Material for this exercise:

+-------+

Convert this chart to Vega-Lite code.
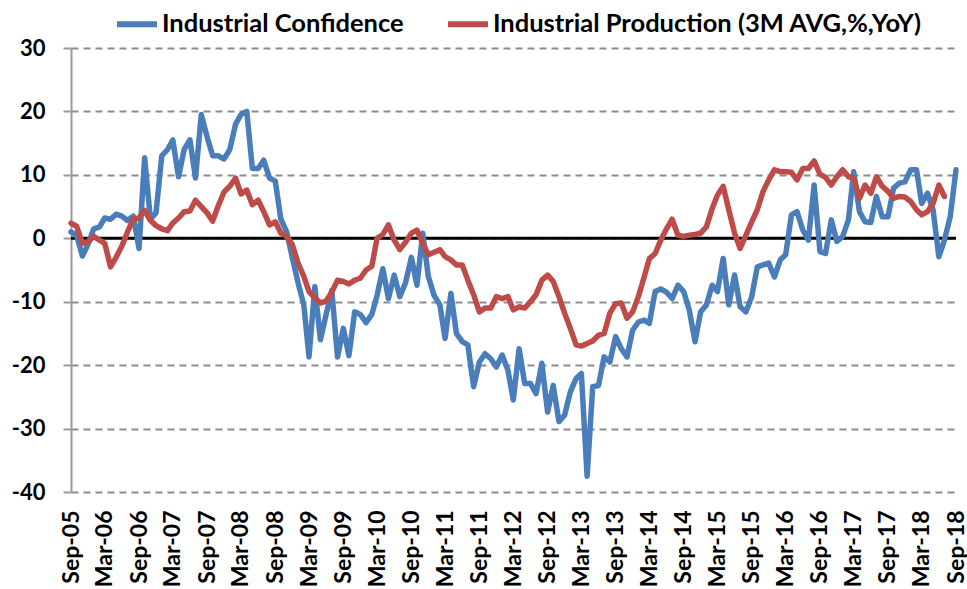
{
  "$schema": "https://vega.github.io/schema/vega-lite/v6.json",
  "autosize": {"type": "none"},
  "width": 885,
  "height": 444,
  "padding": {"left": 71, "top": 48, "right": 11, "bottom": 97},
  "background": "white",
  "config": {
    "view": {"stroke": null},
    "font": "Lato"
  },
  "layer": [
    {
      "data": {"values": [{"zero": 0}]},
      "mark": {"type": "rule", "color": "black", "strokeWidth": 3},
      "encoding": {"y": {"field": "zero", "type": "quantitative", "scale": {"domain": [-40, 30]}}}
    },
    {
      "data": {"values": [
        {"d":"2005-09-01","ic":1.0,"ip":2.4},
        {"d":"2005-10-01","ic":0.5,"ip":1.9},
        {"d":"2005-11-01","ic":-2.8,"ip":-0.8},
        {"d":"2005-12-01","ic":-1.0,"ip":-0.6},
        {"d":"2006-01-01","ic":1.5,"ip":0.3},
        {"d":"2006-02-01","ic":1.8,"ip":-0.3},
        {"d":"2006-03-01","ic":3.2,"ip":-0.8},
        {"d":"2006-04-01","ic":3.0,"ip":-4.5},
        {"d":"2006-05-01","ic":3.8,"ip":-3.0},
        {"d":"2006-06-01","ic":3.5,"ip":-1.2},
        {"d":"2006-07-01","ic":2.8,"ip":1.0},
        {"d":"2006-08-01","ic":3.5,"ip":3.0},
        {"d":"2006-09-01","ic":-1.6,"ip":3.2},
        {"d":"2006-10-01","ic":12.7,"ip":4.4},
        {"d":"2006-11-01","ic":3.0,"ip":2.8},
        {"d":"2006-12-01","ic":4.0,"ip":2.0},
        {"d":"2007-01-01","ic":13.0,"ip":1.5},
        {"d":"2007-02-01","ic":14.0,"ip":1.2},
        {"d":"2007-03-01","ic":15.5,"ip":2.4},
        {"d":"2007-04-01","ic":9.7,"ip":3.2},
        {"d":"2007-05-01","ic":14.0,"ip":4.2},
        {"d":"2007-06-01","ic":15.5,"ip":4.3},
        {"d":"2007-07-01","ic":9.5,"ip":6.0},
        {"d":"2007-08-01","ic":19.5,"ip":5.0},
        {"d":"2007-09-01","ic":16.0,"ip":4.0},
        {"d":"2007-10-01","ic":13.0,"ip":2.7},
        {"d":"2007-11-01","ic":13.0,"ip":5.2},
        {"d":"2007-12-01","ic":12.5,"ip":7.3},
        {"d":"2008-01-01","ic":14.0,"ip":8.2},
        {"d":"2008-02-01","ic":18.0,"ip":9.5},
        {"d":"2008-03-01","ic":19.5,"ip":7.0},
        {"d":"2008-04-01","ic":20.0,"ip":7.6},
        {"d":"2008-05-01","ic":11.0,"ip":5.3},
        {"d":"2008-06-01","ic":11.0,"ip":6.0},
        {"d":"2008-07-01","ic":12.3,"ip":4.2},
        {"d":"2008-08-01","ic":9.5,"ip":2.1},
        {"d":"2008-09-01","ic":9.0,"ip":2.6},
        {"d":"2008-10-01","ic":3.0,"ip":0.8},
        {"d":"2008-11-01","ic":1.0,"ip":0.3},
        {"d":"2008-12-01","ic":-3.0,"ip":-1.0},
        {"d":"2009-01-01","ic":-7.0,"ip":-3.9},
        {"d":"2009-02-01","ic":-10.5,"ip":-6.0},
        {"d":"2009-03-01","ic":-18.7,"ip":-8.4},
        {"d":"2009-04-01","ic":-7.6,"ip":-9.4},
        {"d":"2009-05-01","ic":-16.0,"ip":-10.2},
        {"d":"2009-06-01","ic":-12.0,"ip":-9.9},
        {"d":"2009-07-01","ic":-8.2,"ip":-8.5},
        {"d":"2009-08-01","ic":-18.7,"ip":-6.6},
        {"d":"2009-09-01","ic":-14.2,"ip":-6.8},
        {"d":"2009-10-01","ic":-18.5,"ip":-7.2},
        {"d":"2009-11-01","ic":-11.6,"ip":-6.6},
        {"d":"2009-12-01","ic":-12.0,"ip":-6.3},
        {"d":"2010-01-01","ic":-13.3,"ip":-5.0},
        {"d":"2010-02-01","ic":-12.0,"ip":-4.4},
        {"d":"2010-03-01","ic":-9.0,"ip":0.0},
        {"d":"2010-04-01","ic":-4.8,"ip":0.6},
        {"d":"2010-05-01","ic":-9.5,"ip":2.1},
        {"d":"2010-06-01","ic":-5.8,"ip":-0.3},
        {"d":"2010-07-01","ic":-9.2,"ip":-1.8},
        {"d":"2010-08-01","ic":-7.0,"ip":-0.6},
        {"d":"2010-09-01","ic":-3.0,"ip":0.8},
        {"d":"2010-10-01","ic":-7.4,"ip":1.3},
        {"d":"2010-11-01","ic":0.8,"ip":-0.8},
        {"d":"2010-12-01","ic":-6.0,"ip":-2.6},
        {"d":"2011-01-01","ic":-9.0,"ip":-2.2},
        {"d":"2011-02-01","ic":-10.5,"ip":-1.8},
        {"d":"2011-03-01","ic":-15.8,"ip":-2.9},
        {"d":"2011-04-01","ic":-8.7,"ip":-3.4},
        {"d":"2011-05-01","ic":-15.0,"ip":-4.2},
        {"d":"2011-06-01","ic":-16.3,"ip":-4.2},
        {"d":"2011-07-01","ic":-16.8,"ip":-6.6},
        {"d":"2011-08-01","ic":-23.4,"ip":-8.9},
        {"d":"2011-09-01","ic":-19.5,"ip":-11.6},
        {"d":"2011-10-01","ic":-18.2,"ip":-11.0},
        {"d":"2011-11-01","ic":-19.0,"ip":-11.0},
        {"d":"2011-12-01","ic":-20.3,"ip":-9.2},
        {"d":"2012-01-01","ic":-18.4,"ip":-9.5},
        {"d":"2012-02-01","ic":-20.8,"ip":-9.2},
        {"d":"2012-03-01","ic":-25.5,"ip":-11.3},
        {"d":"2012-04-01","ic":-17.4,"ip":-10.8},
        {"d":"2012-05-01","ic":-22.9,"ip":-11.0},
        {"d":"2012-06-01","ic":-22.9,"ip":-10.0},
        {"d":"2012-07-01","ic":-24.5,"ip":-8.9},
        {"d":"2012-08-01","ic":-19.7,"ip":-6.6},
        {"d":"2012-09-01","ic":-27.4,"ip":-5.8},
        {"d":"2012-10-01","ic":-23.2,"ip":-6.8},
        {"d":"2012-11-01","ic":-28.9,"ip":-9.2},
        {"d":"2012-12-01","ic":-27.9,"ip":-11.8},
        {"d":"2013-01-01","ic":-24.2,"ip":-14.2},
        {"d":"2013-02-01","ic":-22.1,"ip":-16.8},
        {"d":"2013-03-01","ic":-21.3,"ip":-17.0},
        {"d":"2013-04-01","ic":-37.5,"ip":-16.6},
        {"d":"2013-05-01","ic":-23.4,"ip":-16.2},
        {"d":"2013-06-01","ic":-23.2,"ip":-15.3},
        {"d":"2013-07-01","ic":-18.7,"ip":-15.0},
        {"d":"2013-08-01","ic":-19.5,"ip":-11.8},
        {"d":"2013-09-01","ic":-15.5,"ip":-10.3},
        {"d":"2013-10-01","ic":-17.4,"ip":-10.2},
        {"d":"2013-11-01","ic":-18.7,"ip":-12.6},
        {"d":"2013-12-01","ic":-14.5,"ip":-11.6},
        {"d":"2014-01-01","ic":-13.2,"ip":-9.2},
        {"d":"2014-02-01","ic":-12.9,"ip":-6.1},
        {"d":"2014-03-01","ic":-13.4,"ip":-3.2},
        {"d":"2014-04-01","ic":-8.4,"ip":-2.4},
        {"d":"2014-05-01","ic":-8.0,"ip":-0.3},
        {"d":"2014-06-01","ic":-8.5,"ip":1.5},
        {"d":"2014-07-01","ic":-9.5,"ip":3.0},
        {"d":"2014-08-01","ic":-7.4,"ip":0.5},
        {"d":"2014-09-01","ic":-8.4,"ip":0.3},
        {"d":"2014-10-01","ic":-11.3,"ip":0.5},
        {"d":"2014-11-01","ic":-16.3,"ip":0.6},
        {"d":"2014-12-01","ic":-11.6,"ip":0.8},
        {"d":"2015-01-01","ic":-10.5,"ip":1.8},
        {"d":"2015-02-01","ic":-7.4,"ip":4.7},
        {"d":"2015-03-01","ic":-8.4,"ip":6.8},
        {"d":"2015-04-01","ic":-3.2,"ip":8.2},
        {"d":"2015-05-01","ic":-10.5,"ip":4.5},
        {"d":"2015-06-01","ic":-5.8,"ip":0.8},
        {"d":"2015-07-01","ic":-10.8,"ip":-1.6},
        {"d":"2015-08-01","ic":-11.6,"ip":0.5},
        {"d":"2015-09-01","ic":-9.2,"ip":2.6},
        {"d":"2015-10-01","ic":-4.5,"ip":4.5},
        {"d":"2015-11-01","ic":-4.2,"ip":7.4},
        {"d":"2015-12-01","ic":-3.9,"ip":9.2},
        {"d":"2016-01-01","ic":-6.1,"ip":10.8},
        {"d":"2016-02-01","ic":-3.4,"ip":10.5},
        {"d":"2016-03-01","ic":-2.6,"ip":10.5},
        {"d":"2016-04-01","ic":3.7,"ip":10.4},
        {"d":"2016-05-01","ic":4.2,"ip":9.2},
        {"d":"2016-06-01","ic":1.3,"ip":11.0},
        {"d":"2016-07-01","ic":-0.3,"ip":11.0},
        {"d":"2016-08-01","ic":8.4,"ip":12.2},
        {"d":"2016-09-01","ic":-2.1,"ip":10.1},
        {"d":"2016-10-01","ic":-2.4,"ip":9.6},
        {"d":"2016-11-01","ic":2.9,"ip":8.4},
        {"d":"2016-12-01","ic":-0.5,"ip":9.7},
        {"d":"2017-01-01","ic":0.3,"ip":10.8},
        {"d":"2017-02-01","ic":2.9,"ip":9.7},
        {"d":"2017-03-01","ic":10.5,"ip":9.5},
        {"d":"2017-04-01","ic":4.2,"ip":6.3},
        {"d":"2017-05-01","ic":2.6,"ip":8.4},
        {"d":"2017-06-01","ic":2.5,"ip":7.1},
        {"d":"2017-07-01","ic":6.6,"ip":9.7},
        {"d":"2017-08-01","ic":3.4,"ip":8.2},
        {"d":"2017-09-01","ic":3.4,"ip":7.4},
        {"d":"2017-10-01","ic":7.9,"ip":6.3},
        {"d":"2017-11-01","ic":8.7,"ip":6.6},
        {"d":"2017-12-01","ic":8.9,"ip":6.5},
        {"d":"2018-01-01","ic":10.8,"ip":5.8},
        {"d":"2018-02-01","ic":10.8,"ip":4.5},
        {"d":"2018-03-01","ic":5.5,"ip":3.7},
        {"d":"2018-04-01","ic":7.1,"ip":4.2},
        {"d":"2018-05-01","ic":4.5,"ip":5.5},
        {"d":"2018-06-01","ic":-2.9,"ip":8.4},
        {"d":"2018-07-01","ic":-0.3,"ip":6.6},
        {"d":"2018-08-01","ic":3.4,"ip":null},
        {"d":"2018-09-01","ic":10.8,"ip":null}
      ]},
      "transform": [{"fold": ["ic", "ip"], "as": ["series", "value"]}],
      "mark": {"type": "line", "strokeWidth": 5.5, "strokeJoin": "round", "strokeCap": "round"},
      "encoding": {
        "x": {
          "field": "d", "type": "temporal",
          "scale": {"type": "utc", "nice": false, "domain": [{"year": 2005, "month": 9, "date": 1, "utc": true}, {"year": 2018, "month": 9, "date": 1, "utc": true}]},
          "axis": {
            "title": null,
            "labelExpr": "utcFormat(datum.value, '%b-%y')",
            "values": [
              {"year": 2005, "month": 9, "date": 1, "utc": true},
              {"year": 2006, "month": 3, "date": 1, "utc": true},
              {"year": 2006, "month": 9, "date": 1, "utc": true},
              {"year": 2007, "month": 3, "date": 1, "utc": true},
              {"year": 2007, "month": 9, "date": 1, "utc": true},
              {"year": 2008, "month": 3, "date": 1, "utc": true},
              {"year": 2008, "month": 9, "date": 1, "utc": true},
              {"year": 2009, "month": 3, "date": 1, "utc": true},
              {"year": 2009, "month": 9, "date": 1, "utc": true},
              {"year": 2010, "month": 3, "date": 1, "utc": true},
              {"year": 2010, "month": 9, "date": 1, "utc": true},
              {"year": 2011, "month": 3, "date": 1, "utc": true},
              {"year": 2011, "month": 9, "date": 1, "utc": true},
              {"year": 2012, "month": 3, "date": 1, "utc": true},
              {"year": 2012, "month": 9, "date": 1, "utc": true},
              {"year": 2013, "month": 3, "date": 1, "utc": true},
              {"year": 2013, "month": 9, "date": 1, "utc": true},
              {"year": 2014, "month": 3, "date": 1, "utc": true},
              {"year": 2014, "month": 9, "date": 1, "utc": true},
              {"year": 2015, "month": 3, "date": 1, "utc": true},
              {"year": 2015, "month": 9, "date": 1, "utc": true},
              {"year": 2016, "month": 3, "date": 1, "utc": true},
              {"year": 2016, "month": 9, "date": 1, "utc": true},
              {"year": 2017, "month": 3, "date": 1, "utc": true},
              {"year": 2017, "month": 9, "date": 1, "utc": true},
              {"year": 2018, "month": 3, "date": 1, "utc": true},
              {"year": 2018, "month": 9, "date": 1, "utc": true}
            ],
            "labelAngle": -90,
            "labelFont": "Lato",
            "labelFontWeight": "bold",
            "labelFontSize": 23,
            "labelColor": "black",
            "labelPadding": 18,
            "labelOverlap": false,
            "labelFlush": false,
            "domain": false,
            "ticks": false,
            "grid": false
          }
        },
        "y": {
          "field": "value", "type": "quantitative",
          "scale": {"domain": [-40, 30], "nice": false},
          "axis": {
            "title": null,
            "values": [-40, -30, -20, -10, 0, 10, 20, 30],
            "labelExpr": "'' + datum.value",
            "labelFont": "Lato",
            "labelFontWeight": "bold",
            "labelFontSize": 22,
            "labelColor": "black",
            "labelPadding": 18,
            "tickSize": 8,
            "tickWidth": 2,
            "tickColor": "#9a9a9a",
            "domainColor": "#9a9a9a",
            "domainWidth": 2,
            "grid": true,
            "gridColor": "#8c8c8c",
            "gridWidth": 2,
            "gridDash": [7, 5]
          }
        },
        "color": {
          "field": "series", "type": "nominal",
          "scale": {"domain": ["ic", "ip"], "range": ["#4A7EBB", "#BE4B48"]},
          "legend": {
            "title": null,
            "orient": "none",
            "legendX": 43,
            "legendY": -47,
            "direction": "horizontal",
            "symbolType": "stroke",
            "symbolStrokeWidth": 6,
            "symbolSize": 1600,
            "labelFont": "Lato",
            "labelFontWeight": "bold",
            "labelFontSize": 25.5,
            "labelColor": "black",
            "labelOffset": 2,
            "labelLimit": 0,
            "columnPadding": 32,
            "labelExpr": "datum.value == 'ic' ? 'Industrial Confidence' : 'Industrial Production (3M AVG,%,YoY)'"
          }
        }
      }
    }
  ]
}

+-------+

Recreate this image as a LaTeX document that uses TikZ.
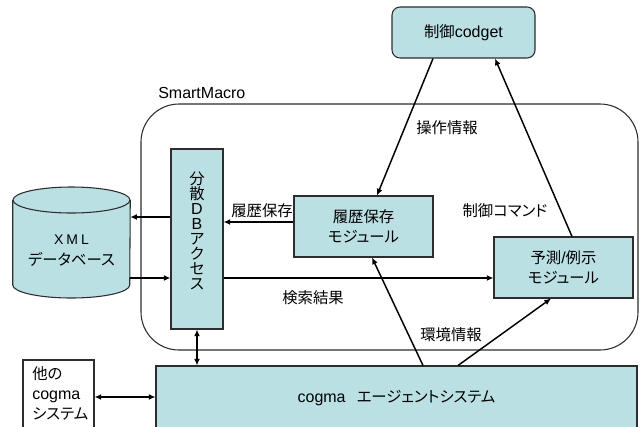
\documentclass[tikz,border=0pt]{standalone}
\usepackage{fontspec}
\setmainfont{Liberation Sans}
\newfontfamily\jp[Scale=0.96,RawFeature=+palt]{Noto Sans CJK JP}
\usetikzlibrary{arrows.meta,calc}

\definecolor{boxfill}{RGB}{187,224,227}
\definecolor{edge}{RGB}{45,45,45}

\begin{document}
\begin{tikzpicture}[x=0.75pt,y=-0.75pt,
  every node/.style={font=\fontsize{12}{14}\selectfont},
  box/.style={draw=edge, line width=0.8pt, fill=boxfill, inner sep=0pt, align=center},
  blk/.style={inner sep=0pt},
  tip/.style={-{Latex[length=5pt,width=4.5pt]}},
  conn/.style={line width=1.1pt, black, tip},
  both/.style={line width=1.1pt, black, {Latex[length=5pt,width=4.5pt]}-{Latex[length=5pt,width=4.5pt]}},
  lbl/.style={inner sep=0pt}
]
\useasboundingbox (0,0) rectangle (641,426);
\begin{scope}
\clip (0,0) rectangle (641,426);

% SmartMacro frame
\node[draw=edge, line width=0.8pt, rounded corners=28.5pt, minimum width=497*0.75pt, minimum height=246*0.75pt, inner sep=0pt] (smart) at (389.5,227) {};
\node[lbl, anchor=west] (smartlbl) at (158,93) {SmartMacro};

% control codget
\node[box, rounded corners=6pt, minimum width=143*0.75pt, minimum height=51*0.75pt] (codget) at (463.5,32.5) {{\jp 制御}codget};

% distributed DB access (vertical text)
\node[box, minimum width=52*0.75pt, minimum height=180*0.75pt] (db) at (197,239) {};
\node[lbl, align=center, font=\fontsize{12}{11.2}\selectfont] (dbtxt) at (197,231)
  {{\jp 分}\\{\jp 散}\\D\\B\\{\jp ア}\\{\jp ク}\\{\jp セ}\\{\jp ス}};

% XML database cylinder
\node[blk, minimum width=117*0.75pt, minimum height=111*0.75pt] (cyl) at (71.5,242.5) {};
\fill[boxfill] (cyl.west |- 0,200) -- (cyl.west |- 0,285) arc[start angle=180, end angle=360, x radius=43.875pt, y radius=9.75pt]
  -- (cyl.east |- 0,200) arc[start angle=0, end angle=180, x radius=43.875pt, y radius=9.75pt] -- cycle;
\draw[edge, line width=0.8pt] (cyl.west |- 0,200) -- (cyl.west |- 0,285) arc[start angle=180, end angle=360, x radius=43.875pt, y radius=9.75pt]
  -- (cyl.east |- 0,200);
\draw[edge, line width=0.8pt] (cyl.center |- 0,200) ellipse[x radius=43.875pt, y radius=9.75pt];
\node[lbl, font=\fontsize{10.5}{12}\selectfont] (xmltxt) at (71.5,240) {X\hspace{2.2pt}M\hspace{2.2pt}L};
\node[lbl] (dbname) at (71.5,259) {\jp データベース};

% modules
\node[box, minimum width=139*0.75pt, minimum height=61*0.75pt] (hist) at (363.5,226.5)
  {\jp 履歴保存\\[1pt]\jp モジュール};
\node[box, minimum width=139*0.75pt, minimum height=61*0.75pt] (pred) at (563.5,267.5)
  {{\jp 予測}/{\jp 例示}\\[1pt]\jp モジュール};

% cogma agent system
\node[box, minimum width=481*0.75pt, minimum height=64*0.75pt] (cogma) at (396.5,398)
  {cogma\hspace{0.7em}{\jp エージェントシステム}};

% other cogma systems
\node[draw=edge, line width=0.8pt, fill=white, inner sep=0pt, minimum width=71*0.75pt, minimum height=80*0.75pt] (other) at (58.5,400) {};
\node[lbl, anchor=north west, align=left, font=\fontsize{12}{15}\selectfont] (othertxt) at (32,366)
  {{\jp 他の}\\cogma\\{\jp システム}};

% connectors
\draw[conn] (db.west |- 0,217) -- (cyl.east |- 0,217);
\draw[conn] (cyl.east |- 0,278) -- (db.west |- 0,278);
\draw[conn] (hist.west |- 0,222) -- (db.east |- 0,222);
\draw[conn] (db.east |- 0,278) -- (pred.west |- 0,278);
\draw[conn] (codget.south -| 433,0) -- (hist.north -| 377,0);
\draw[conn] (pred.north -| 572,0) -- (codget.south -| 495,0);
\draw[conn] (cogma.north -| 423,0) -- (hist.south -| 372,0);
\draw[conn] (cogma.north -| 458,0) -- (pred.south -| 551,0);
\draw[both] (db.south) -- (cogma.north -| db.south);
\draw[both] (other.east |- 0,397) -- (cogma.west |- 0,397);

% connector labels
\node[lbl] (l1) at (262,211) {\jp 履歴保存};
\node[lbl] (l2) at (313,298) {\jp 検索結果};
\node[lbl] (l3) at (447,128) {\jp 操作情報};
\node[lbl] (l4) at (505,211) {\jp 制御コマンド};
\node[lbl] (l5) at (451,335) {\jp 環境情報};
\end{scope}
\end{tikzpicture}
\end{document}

+-------+

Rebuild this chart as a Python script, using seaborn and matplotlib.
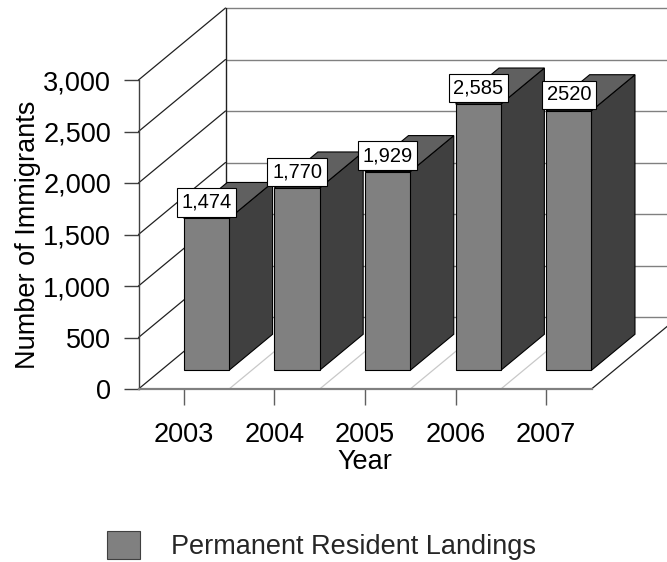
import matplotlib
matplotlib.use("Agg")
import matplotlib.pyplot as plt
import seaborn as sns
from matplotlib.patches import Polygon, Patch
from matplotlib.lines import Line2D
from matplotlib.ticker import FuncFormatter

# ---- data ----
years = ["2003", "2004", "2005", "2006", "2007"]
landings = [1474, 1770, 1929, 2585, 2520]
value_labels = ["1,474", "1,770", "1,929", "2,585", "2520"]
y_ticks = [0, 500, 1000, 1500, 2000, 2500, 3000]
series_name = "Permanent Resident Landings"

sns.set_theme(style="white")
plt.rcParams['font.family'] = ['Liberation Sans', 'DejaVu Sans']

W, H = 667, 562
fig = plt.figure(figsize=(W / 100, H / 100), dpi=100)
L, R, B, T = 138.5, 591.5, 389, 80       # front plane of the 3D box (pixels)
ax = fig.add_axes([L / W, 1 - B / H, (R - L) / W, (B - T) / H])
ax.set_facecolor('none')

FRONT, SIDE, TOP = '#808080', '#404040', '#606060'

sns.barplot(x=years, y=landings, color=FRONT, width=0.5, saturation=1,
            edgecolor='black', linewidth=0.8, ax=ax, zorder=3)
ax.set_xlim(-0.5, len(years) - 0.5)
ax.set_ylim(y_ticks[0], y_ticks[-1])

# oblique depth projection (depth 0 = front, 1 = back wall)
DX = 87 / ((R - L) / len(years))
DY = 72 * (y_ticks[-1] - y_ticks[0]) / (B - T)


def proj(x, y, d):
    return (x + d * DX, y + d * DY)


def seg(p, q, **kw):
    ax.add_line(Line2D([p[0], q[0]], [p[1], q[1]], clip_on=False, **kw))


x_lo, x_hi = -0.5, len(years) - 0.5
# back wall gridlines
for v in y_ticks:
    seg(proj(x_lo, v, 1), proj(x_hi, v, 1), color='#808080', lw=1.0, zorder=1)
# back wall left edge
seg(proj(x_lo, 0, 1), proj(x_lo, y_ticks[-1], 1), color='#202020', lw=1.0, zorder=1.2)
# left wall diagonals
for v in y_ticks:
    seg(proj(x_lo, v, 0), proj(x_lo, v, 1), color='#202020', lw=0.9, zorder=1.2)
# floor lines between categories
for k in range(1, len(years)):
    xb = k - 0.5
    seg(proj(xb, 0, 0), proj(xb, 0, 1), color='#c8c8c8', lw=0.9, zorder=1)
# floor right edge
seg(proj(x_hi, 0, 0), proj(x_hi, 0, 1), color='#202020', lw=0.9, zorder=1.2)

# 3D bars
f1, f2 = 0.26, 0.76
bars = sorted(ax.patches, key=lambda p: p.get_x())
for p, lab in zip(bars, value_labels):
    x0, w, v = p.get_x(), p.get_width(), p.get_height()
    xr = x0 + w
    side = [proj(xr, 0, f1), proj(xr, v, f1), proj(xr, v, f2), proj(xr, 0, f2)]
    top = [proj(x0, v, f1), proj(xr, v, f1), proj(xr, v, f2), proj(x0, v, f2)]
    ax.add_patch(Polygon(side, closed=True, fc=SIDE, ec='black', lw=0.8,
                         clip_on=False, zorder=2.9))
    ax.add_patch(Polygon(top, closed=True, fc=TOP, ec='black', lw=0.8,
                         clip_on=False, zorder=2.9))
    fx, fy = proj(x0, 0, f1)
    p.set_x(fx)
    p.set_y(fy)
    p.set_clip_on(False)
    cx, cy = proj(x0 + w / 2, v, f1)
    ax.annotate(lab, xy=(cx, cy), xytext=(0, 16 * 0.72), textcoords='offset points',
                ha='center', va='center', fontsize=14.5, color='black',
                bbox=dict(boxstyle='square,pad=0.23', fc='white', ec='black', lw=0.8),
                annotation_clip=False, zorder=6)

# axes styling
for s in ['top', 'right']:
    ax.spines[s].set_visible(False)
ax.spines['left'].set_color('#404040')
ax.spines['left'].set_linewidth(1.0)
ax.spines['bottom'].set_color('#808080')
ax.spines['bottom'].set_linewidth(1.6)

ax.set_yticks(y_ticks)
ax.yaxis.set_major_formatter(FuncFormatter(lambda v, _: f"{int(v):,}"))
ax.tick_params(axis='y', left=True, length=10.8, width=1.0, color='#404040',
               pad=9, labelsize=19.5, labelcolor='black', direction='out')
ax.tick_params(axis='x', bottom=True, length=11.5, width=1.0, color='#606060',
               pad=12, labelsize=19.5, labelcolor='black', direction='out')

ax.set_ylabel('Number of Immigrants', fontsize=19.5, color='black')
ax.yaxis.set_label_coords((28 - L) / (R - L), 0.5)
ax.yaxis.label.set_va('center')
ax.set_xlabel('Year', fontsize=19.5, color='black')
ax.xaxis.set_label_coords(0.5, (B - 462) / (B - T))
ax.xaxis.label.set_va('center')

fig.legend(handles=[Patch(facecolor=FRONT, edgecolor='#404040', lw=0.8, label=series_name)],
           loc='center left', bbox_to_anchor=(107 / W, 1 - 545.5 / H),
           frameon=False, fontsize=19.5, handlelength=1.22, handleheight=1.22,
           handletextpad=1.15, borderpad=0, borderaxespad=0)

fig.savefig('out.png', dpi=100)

+-------+

Directive:
Print the line above containing "Rebuild this chart", the line containing "q[1]], clip_on=False, **kw))", and everything between them, exactly as written. Pictures stay out.

Exercise answer:
Rebuild this chart as a Python script, using seaborn and matplotlib.
import matplotlib
matplotlib.use("Agg")
import matplotlib.pyplot as plt
import seaborn as sns
from matplotlib.patches import Polygon, Patch
from matplotlib.lines import Line2D
from matplotlib.ticker import FuncFormatter

# ---- data ----
years = ["2003", "2004", "2005", "2006", "2007"]
landings = [1474, 1770, 1929, 2585, 2520]
value_labels = ["1,474", "1,770", "1,929", "2,585", "2520"]
y_ticks = [0, 500, 1000, 1500, 2000, 2500, 3000]
series_name = "Permanent Resident Landings"

sns.set_theme(style="white")
plt.rcParams['font.family'] = ['Liberation Sans', 'DejaVu Sans']

W, H = 667, 562
fig = plt.figure(figsize=(W / 100, H / 100), dpi=100)
L, R, B, T = 138.5, 591.5, 389, 80       # front plane of the 3D box (pixels)
ax = fig.add_axes([L / W, 1 - B / H, (R - L) / W, (B - T) / H])
ax.set_facecolor('none')

FRONT, SIDE, TOP = '#808080', '#404040', '#606060'

sns.barplot(x=years, y=landings, color=FRONT, width=0.5, saturation=1,
            edgecolor='black', linewidth=0.8, ax=ax, zorder=3)
ax.set_xlim(-0.5, len(years) - 0.5)
ax.set_ylim(y_ticks[0], y_ticks[-1])

# oblique depth projection (depth 0 = front, 1 = back wall)
DX = 87 / ((R - L) / len(years))
DY = 72 * (y_ticks[-1] - y_ticks[0]) / (B - T)


def proj(x, y, d):
    return (x + d * DX, y + d * DY)


def seg(p, q, **kw):
    ax.add_line(Line2D([p[0], q[0]], [p[1], q[1]], clip_on=False, **kw))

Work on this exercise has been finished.